There’s a reason the rights to free speech, press, assembly, religion, and petitions to the government come first in the United States Bill of Rights.
Without these fundamental freedoms, the rest are moot. How can citizens defend their other rights if their voices will not be heard by the lawmakers?
It is because of the First Amendment that Americans can read about the thousands of people dying in revolutions in the Middle East for their own right to express themselves freely.
When Tunisians began riots in December 2011 that would echo throughout the Middle East and North Africa, they were demanding several things: economic opportunities, freedom of religion (despite the fact that Tunisia is a predominantly Muslim country, Islamist opposition parties were outlawed), and freedom of expression.
President Zine el-Abedin Ben Ali had been oppressing all these freedoms during his reign. After he was overthrown, moderate Islamist politicians were able to fill the power vacuum and immediately implemented reforms allowing for more political and personal freedoms.
According to Time Magazine, on May 3, 2012, Nabil Karoui, director of Nessma TV, a private television station in the region, was fined an equivalent of $1,400 for airing the American-French film “Persepolis,” which featured an animated depiction of the prophet Muhammad.
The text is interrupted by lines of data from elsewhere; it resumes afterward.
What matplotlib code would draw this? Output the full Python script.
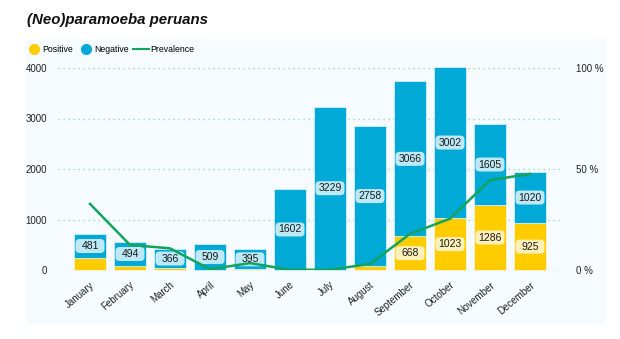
import matplotlib.pyplot as plt
import numpy as np
from matplotlib.lines import Line2D
from matplotlib.patches import Rectangle, FancyBboxPatch

plt.rcParams['font.family'] = ['Liberation Sans', 'DejaVu Sans']

months = ['January', 'February', 'March', 'April', 'May', 'June', 'July',
          'August', 'September', 'October', 'November', 'December']
negative = [481, 494, 366, 509, 395, 1602, 3229, 2758, 3066, 3002, 1605, 1020]
positive = [234, 70, 44, 2, 14, 1, 5, 85, 668, 1023, 1286, 925]
# only the larger positive segments carry a value label
show_pos_label = [False] * 8 + [True] * 4

yellow = '#ffcc00'
blue = '#00a9d6'
green = '#13a35d'

neg = np.array(negative)
pos = np.array(positive)
prevalence = pos / (pos + neg) * 100
x = np.arange(len(months))

fig = plt.figure(figsize=(6.2, 3.39), dpi=100)
fig.patch.set_facecolor('white')
fig.add_artist(Rectangle((26 / 620, 1 - 325 / 339), 580 / 620, 286 / 339,
                         transform=fig.transFigure, facecolor='#f5fbfe',
                         edgecolor='none', zorder=0))

ax = fig.add_axes([58 / 620, 1 - 270 / 339, 505 / 620, 202 / 339])
ax.set_facecolor('none')
ax.set_xlim(-0.8, 11.825)
ax.set_ylim(0, 4000)

bar_w = 0.78
ax.bar(x, pos, width=bar_w, color=yellow, edgecolor='white', linewidth=0.4,
       clip_on=False, zorder=2)
ax.bar(x, neg, width=bar_w, bottom=pos, color=blue, edgecolor='white',
       linewidth=0.4, clip_on=False, zorder=2)

# label boxes: fixed size in pixels, converted to data units
px_x = 1 / 40.0              # data x per pixel
px_y = 4000 / 202.0          # data y per pixel
box_w = 29 * px_x
box_h = 14 * px_y


def value_label(xc, yc, val, face):
    ax.add_patch(FancyBboxPatch((xc - box_w / 2, yc - box_h / 2), box_w, box_h,
                                boxstyle='round,pad=0,rounding_size=0.1',
                                mutation_aspect=px_y / px_x,
                                facecolor=face, edgecolor='none', zorder=3))
    ax.text(xc, yc, str(val), ha='center', va='center', fontsize=7.5,
            color='#1a1a1a', zorder=4)


for xi, p, n, show in zip(x, pos, neg, show_pos_label):
    value_label(xi, p + n / 2, n, '#bde8f6')
    if show:
        value_label(xi, p / 2, p, '#fdf0b8')

ax.set_yticks([0, 1000, 2000, 3000, 4000])
ax.set_xticks(x)
ax.set_xticklabels(months, rotation=40, ha='right', rotation_mode='anchor')
ax.tick_params(axis='both', length=0, labelsize=7, colors='#222222')
ax.tick_params(axis='y', pad=8)
ax.tick_params(axis='x', pad=7)
ax.grid(axis='y', linestyle=(0, (1, 3)), color='#8fd0c4', linewidth=0.9)
ax.set_axisbelow(True)
for s in ax.spines.values():
    s.set_visible(False)

ax2 = ax.twinx()
ax2.plot(x, prevalence, color=green, linewidth=1.8, zorder=5)
ax2.set_ylim(0, 100)
ax2.set_yticks([0, 50, 100])
ax2.set_yticklabels(['0 %', '50 %', '100 %'])
ax2.tick_params(axis='y', length=0, labelsize=7, colors='#222222', pad=9)
for s in ax2.spines.values():
    s.set_visible(False)

fig.text(27 / 620, 1 - 24 / 339, '(Neo)paramoeba peruans', fontsize=10.8,
         fontweight='bold', fontstyle='italic', color='#111111')

handles = [
    Line2D([], [], marker='o', linestyle='', color=yellow, markersize=7),
    Line2D([], [], marker='o', linestyle='', color=blue, markersize=7),
    Line2D([], [], color=green, linewidth=1.5),
]
fig.legend(handles, ['Positive', 'Negative', 'Prevalence'], ncol=3,
           loc='upper left', bbox_to_anchor=(26 / 620, 1 - 45 / 339),
           frameon=False, fontsize=6.3, handlelength=1.8, handletextpad=0.1,
           columnspacing=0.5, borderaxespad=0, borderpad=0)

fig.savefig('out.png', dpi=100)
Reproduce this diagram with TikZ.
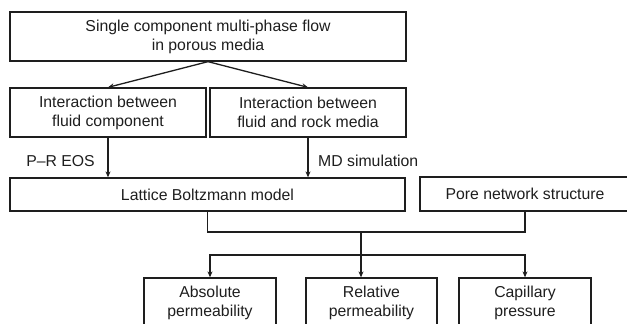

Vivienne Walt of Time wrote, “The timing of Thursday’s judgment against Karoui could hardly be more awkward for this government. It came, no less, on World Press Freedom Day, whose U.N.-sponsored meeting is taking place this year in Tunis, where the government has pitched itself as a moderate Western-friendly ally.”
This is a clash between freedom of expression and freedom of religion, two fundamental rights of our First Amendment. The Tunisian court judges, who are exercising the right to practice Islam freely, are stepping on the freedom of expression, calling it “violating public morals and disturbing public order,” according to Karoui’s official charges.
It remains to be seen whether the budding democracies in the Middle East and North Africa can find a balance of their rights to express themselves freely without being censored on moral grounds.
Can someone truly have freedom of expression and freedom of religion if their religion impedes their expression? Was it for this very reason the United States’ founding fathers thought it best to separate church and state? The Muslim world has to ask itself if it is ready for a society with free expression, including those that may contradict Islam.